Saved entries
□ □ □
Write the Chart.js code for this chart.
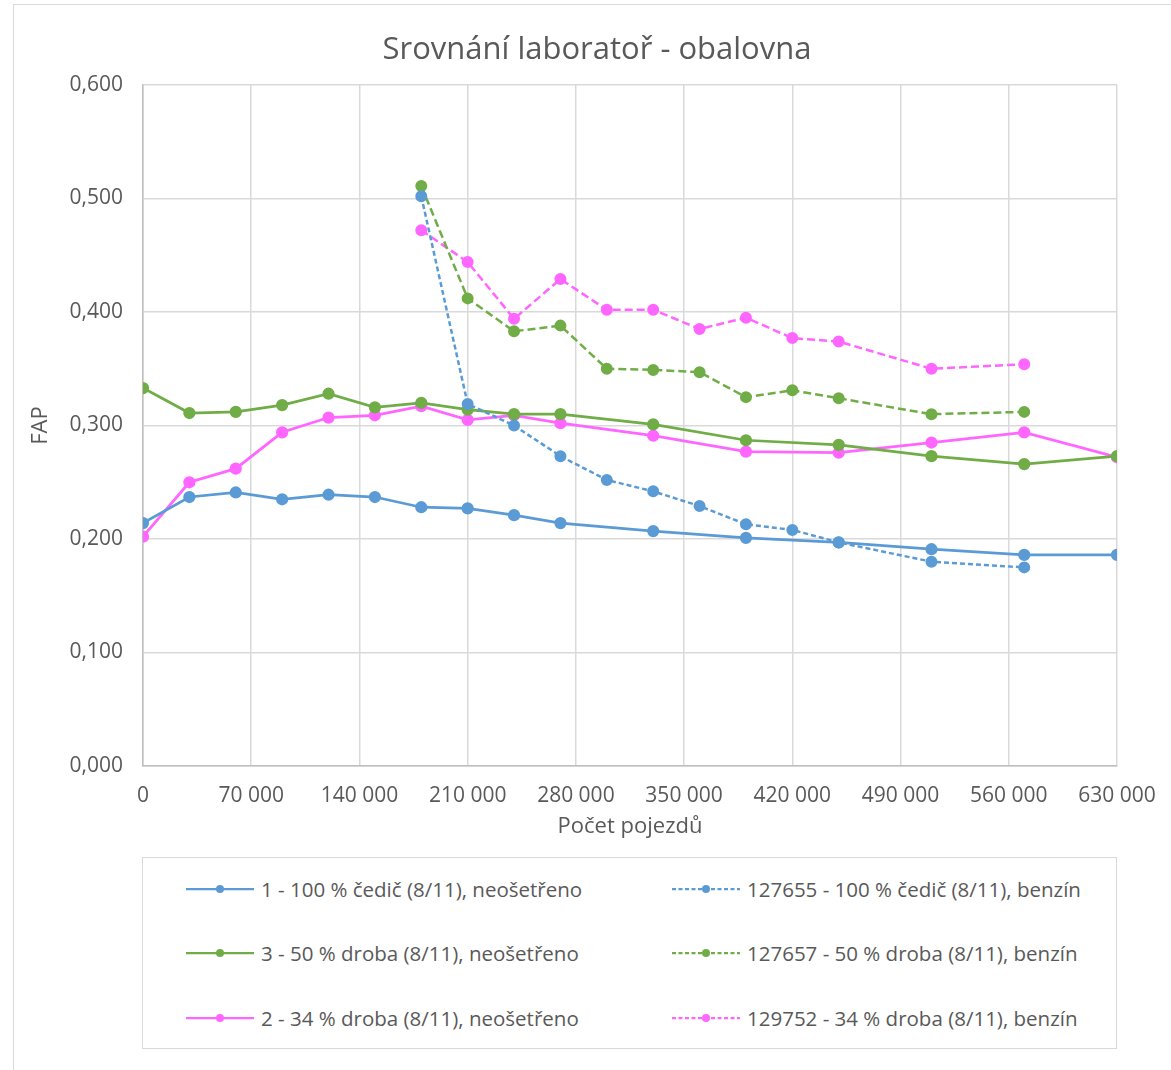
<!DOCTYPE html>
<html>
<head>
<meta charset="utf-8">
<script src="https://cdn.jsdelivr.net/npm/chart.js@4.4.1/dist/chart.umd.min.js"></script>
<style>
  body { margin: 0; background: #fff; font-family: 'Open Sans', sans-serif; }
  #wrap { position: relative; width: 1171px; height: 1070px; overflow: hidden; }
  #frame { position: absolute; left: 13px; top: 4px; width: 1200px; height: 1100px; border: 1px solid #d9d9d9; box-sizing: border-box; }
  #chart { position: absolute; left: 0; top: 0; }
  #title { position: absolute; left: 297px; width: 600px; top: 27px; text-align: center; color: #595959; font-size: 31px; line-height: 40px; white-space: nowrap; }
  #legend { position: absolute; left: 142px; top: 857px; width: 975px; height: 192px; border: 1px solid #d9d9d9; box-sizing: border-box; background: #fff; }
  .item { position: absolute; height: 30px; display: flex; align-items: center; color: #595959; font-size: 20.5px; white-space: nowrap; }
  .item svg { margin-right: 7px; }
</style>
</head>
<body>
<div id="wrap">
  <div id="frame"></div>
  <canvas id="chart" width="1171" height="1070"></canvas>
  <div id="title">Srovnání laboratoř - obalovna</div>
  <div id="legend"></div>
</div>
<script>
// x values (počet pojezdů)
const xSolid = [0, 30000, 60000, 90000, 120000, 150000, 180000, 210000, 240000, 270000, 330000, 390000, 450000, 510000, 570000, 630000];
const xDashed = [180000, 210000, 240000, 270000, 300000, 330000, 360000, 390000, 420000, 450000, 510000, 570000];

// FAP values
const cedic100 = [0.214, 0.237, 0.241, 0.235, 0.239, 0.237, 0.228, 0.227, 0.221, 0.214, 0.207, 0.201, 0.197, 0.191, 0.186, 0.186];
const droba50 = [0.333, 0.311, 0.312, 0.318, 0.328, 0.316, 0.320, 0.314, 0.310, 0.310, 0.301, 0.287, 0.283, 0.273, 0.266, 0.273];
const droba34 = [0.202, 0.250, 0.262, 0.294, 0.307, 0.309, 0.317, 0.305, 0.309, 0.302, 0.291, 0.277, 0.276, 0.285, 0.294, 0.272];
const cedic100Benzin = [0.502, 0.319, 0.300, 0.273, 0.252, 0.242, 0.229, 0.213, 0.208, 0.197, 0.180, 0.175];
const droba50Benzin = [0.511, 0.412, 0.383, 0.388, 0.350, 0.349, 0.347, 0.325, 0.331, 0.324, 0.310, 0.312];
const droba34Benzin = [0.472, 0.444, 0.394, 0.429, 0.402, 0.402, 0.385, 0.395, 0.377, 0.374, 0.350, 0.354];

const seriesNames = [
  '1 - 100 % čedič (8/11), neošetřeno',
  '127655 - 100 % čedič (8/11), benzín',
  '3 - 50 % droba (8/11), neošetřeno',
  '127657 - 50 % droba (8/11), benzín',
  '2 - 34 % droba (8/11), neošetřeno',
  '129752 - 34 % droba (8/11), benzín'
];

const BLUE = '#5b9bd5', GREEN = '#70ad47', PINK = '#ff66ff';
const TXT = '#595959';

function pts(xs, ys) {
  return xs.map((x, i) => ({ x: x, y: ys[i] }));
}

function ds(label, xs, ys, color, dash) {
  return {
    label: label,
    data: pts(xs, ys),
    borderColor: color,
    backgroundColor: color,
    pointBackgroundColor: color,
    pointBorderColor: color,
    borderWidth: dash ? 2.5 : 2.75,
    borderDash: dash || [],
    pointRadius: 4.75,
    pointHoverRadius: 4.75,
    tension: 0
  };
}

const datasets = [
  ds(seriesNames[0], xSolid, cedic100, BLUE),
  ds(seriesNames[1], xDashed, cedic100Benzin, BLUE, [5, 3]),
  ds(seriesNames[2], xSolid, droba50, GREEN),
  ds(seriesNames[3], xDashed, droba50Benzin, GREEN, [8, 4]),
  ds(seriesNames[4], xSolid, droba34, PINK),
  ds(seriesNames[5], xDashed, droba34Benzin, PINK, [8, 4])
];

const ctx = document.getElementById('chart').getContext('2d');
const chart = new Chart(ctx, {
  type: 'line',
  data: { datasets: datasets },
  options: {
    responsive: false,
    animation: false,
    layout: { padding: { left: 20, right: 54, top: 85, bottom: 224 } },
    plugins: {
      legend: { display: false },
      tooltip: { enabled: false }
    },
    scales: {
      x: {
        type: 'linear',
        min: 0,
        max: 630000,
        ticks: {
          stepSize: 70000,
          color: TXT,
          padding: 17,
          font: { family: 'Open Sans', size: 21 },
          maxRotation: 0,
          callback: v => v.toLocaleString('cs-CZ').replace(/\s/g, ' ')
        },
        grid: { color: '#d9d9d9', lineWidth: 1.5, drawTicks: false },
        border: { color: '#bfbfbf', width: 1.5 },
        title: {
          display: true,
          text: 'Počet pojezdů',
          color: TXT,
          font: { family: 'Open Sans', size: 22 },
          padding: { top: 0, bottom: 6 }
        },
        afterFit: s => { s.height = 80; s.paddingLeft = 0; s.paddingRight = 0; }
      },
      y: {
        min: 0,
        max: 0.6,
        ticks: {
          stepSize: 0.1,
          color: TXT,
          padding: 20,
          font: { family: 'Open Sans', size: 21 },
          callback: v => v.toFixed(3).replace('.', ',')
        },
        grid: { color: '#d9d9d9', lineWidth: 1.5, drawTicks: false },
        border: { color: '#bfbfbf', width: 1.5 },
        title: {
          display: true,
          text: 'FAP',
          color: TXT,
          font: { family: 'Open Sans', size: 22 },
          padding: { top: 8, bottom: 0 }
        },
        afterFit: s => { s.width = 123; s.paddingTop = 0; s.paddingBottom = 0; }
      }
    }
  }
});

// legend, two columns in the order of the reference
const legend = document.getElementById('legend');
const colX = [43, 529];
const rowY = [16, 80, 145];
chart.data.datasets.forEach((d, i) => {
  const item = document.createElement('div');
  item.className = 'item';
  item.style.left = colX[i % 2] + 'px';
  item.style.top = rowY[Math.floor(i / 2)] + 'px';
  const dash = d.borderDash.length ? 'stroke-dasharray="4 2.5"' : '';
  item.innerHTML =
    '<svg width="68" height="12"><line x1="0" y1="6" x2="68" y2="6" stroke="' + d.borderColor +
    '" stroke-width="2.25" ' + dash + '/><circle cx="34" cy="6" r="4" fill="' + d.borderColor + '"/></svg>' +
    '<span>' + d.label + '</span>';
  legend.appendChild(item);
});
</script>
</body>
</html>
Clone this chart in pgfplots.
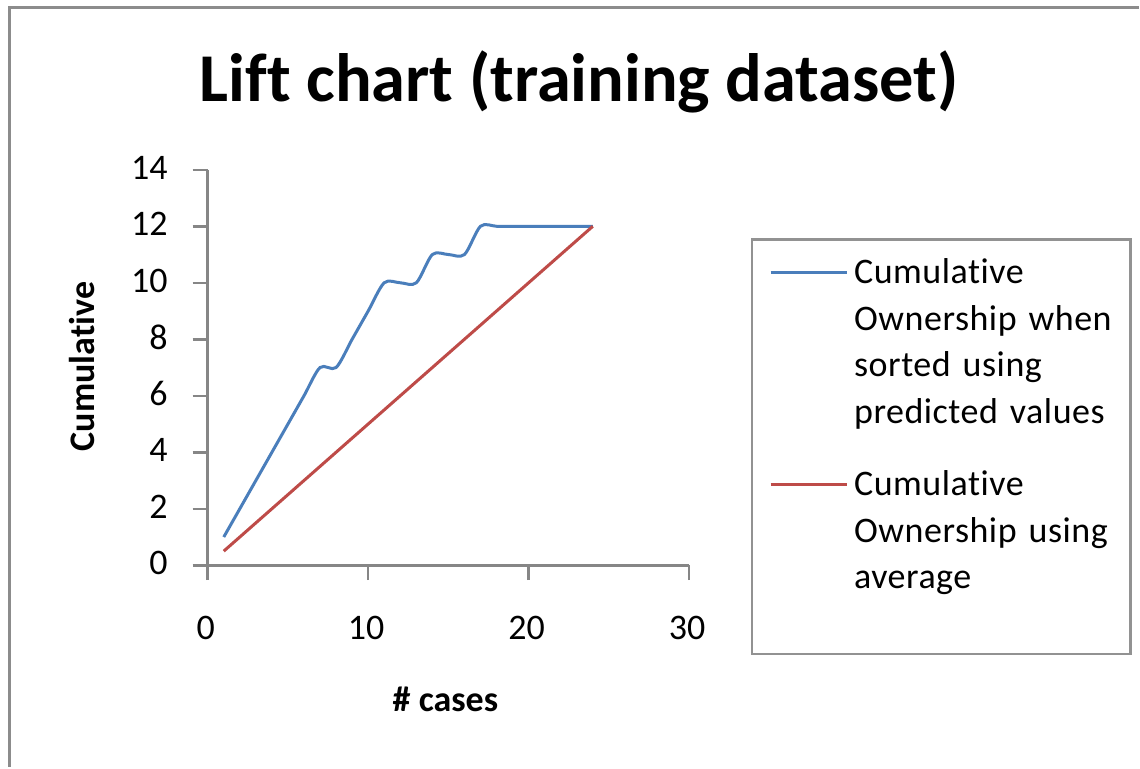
□ □ □
▶ [Problem details]: Search the entries for the word "chart", then gather every line that has it.

▶ [Exercise solution]:
Write the Chart.js code for this chart.
<script src="https://cdn.jsdelivr.net/npm/chart.js@4.4.1/dist/chart.umd.min.js"></script>
  #chart { position: absolute; left: 0; top: 0; }
  <canvas id="chart" width="1171" height="1070"></canvas>
const ctx = document.getElementById('chart').getContext('2d');
const chart = new Chart(ctx, {
chart.data.datasets.forEach((d, i) => {
Clone this chart in pgfplots.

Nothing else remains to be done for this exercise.